Without much additional work we now have a proper geom with working default aesthetics and the possibility of setting aesthetics as parameters.

ggplot(some_data) + 
  geom_spring(aes(x = x, y = y, xend = xend, yend = yend),
              diameter = 0.5)

This is basically how far we can get without moving in to grid territory. Creating grid grobs is somewhat of an advanced subject so we will give it its own chapter. Using the techniques described in the last three chapters is enough to solve 95% of your geom extension needs and creating new grobs is almost never required except for when you need to transform your data relative to the physical size of the plot (e.g. setting the diameter of our spring to 1 cm).

23.2 Post-Mortem

In this chapter we finally created a proper Geom extension that behaves as we would expect. You may think that this is always the natural conclusion to the development of new layer types, but there is value in the Stat approach we reached in the last chapter as well, mainly that it makes it possible to use the data transformation with multiple different geoms (e.g. plotting dots at each coordinate instead of connecting them to a path). The final choice is ultimately up to you and should be guided by how you envision the layer to be used.
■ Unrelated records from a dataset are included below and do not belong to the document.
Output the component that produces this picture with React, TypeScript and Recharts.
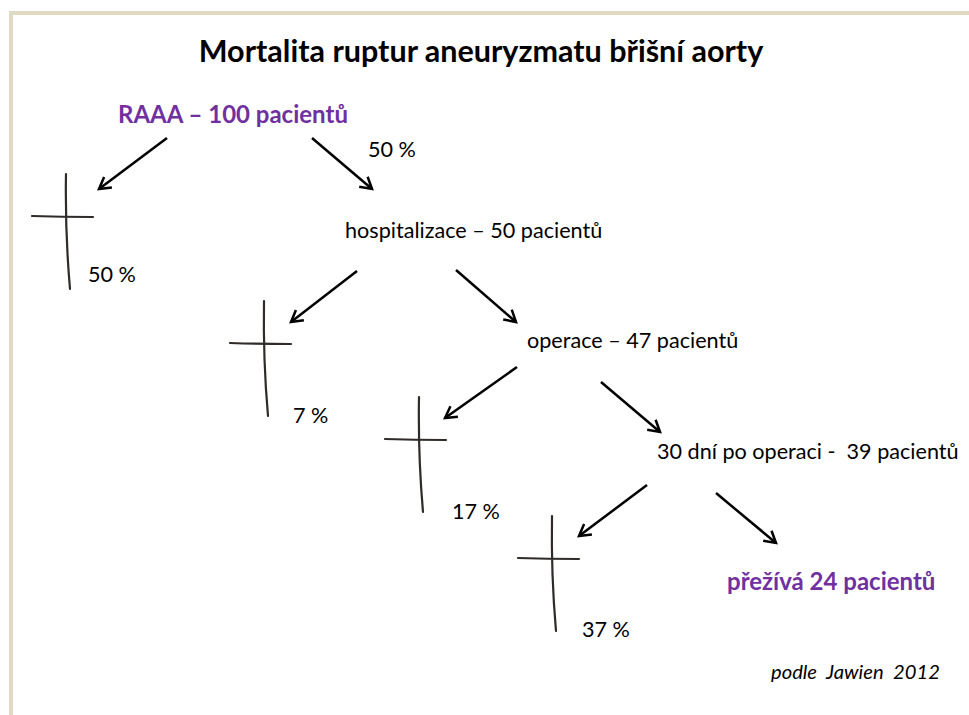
import React from "react";
import { ScatterChart, Scatter, XAxis, YAxis } from "recharts";

// ---- data ----
const titleText = ["Mortalita ruptur aneuryzmatu břišní aorty"];
const titleX = [481];
const titleY = [62];

const nodeLabels = [
  "RAAA – 100 pacientů",
  "hospitalizace – 50 pacientů",
  "operace – 47 pacientů",
  "30 dní po operaci -  39 pacientů",
  "přežívá 24 pacientů",
];
const nodeKinds = ["emph", "normal", "normal", "normal", "emph"];
const nodeX = [118, 345, 527, 657, 727];
const nodeY = [123, 238, 348, 459, 590];

const percentLabels = ["50 %", "50 %", "7 %", "17 %", "37 %"];
const percentX = [368, 88, 293, 452, 582];
const percentY = [157, 282, 423, 519, 637];

const sourceText = ["podle  Jawien  2012"];
const sourceX = [771];
const sourceY = [679];

const crossX = [67, 265, 420, 553];
const crossY = [217, 344, 440, 559];

const arrowFromX = [167, 312, 357, 456, 517, 601, 647, 716];
const arrowFromY = [138, 138, 271, 270, 367, 382, 485, 493];
const arrowToX = [99, 372, 291, 516, 445, 660, 579, 776];
const arrowToY = [189, 189, 322, 322, 418, 432, 536, 543];

// ---- derived tables ----
const labelRows = [
  ...titleText.map((t, i) => ({ text: t, x: titleX[i], y: titleY[i], kind: "title" })),
  ...nodeLabels.map((t, i) => ({ text: t, x: nodeX[i], y: nodeY[i], kind: nodeKinds[i] })),
  ...percentLabels.map((t, i) => ({ text: t, x: percentX[i], y: percentY[i], kind: "normal" })),
  ...sourceText.map((t, i) => ({ text: t, x: sourceX[i], y: sourceY[i], kind: "note" })),
];

const crossRows = crossX.map((x, i) => ({ x, y: crossY[i] }));

const arrowRows = arrowFromX.map((x, i) => [
  { x, y: arrowFromY[i], head: false, dx: 0, dy: 0 },
  {
    x: arrowToX[i],
    y: arrowToY[i],
    head: true,
    dx: arrowToX[i] - x,
    dy: arrowToY[i] - arrowFromY[i],
  },
]);

// ---- styles ----
const FONT = "Lato, 'Open Sans', sans-serif";
const labelStyles: Record<string, any> = {
  title: { fontSize: 30.5, fontWeight: 700, fill: "#000", anchor: "middle", fontStyle: "normal" },
  emph: { fontSize: 24, fontWeight: 700, fill: "#7030A0", anchor: "start", fontStyle: "normal" },
  normal: { fontSize: 21.6, fontWeight: 400, fill: "#000", anchor: "start", fontStyle: "normal" },
  note: { fontSize: 20.2, fontWeight: 400, fill: "#000", anchor: "start", fontStyle: "italic" },
};

const LabelShape = (props: any) => {
  const { cx, cy, payload } = props;
  const st = labelStyles[payload.kind];
  return (
    <text
      x={cx}
      y={cy}
      fontFamily={FONT}
      fontSize={st.fontSize}
      fontWeight={st.fontWeight}
      fontStyle={st.fontStyle}
      fill={st.fill}
      textAnchor={st.anchor}
      style={{ whiteSpace: "pre" }}
    >
      {payload.text}
    </text>
  );
};

const CrossShape = (props: any) => {
  const { cx, cy } = props;
  const v = `M ${cx - 1} ${cy - 43} Q ${cx - 2} ${cy + 15} ${cx + 3} ${cy + 72}`;
  const h = `M ${cx - 35} ${cy - 1} Q ${cx - 5} ${cy} ${cx + 26} ${cy}`;
  return (
    <g>
      <path d={v} stroke="#2e2b28" strokeWidth={2.2} fill="none" strokeLinecap="round" />
      <path d={h} stroke="#2e2b28" strokeWidth={2.2} fill="none" strokeLinecap="round" />
    </g>
  );
};

const ArrowHeadShape = (props: any) => {
  const { cx, cy, payload } = props;
  if (!payload || !payload.head) return <g />;
  const ang = Math.atan2(payload.dy, payload.dx);
  const len = 13;
  const spread = Math.PI / 6;
  const x1 = cx - len * Math.cos(ang - spread);
  const y1 = cy - len * Math.sin(ang - spread);
  const x2 = cx - len * Math.cos(ang + spread);
  const y2 = cy - len * Math.sin(ang + spread);
  return (
    <path
      d={`M ${x1} ${y1} L ${cx} ${cy} L ${x2} ${y2}`}
      stroke="#000"
      strokeWidth={2.5}
      fill="none"
      strokeLinejoin="miter"
    />
  );
};

export default function App() {
  return (
    <div style={{ position: "absolute", left: 0, top: 0, width: 969, height: 715, background: "#fff", overflow: "hidden" }}>
      <div
        style={{
          position: "absolute",
          left: 9,
          top: 11,
          width: 969,
          height: 715,
          borderTop: "4px solid #DDD9C3",
          borderLeft: "4px solid #DDD9C3",
        }}
      />
      <div style={{ position: "absolute", left: 0, top: 0 }}>
        <ScatterChart width={969} height={715} margin={{ top: 0, right: 0, bottom: 0, left: 0 }}>
          <XAxis type="number" dataKey="x" domain={[0, 969]} hide />
          <YAxis type="number" dataKey="y" domain={[0, 715]} reversed hide />
          {arrowRows.map((rows, i) => (
            <Scatter
              key={`arrow-${i}`}
              data={rows}
              line={{ stroke: "#000", strokeWidth: 2.5 }}
              lineType="joint"
              shape={ArrowHeadShape}
              isAnimationActive={false}
              legendType="none"
            />
          ))}
          <Scatter data={crossRows} shape={CrossShape} isAnimationActive={false} legendType="none" />
          <Scatter data={labelRows} shape={LabelShape} isAnimationActive={false} legendType="none" />
        </ScatterChart>
      </div>
    </div>
  );
}
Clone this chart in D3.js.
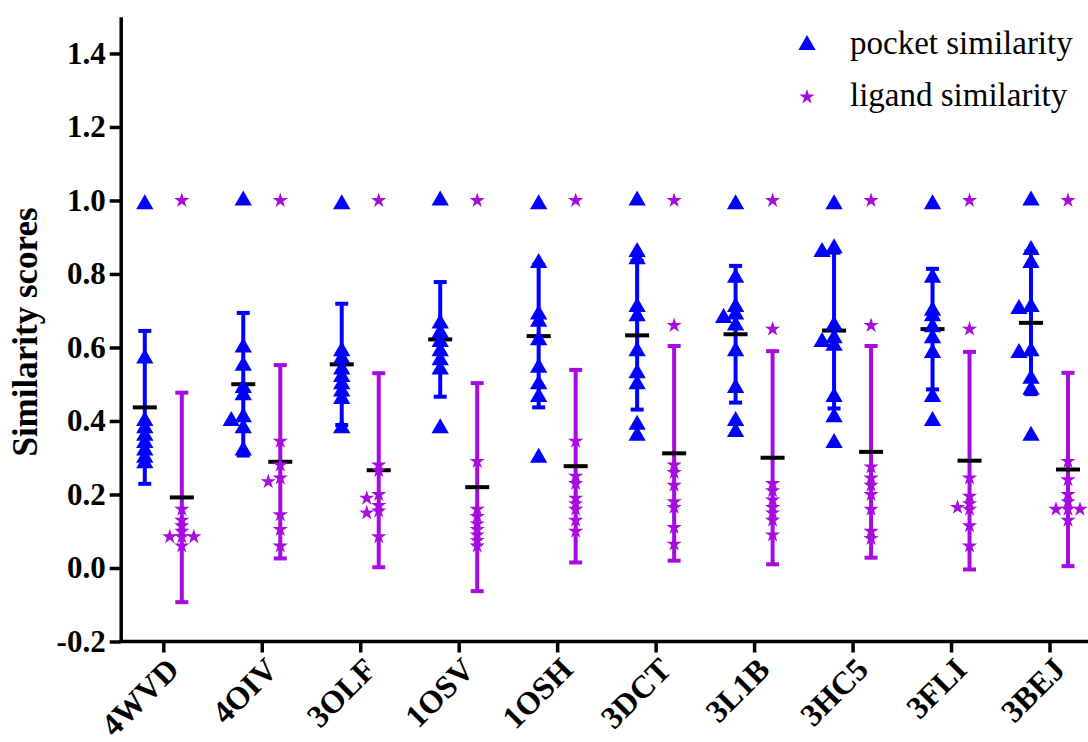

In this chapter we did not touch too much upon what goes on inside the draw_*() methods. Often it is enough to use a method from another geom and don’t worry about it. Even for something quite complex like the boxplot geom you will see that it simply combines output from multiple different geoms such as GeomSegment and GeomCrossbar. We will get much deeper into the draw_*() methods in the next chapter when we also create our own grob.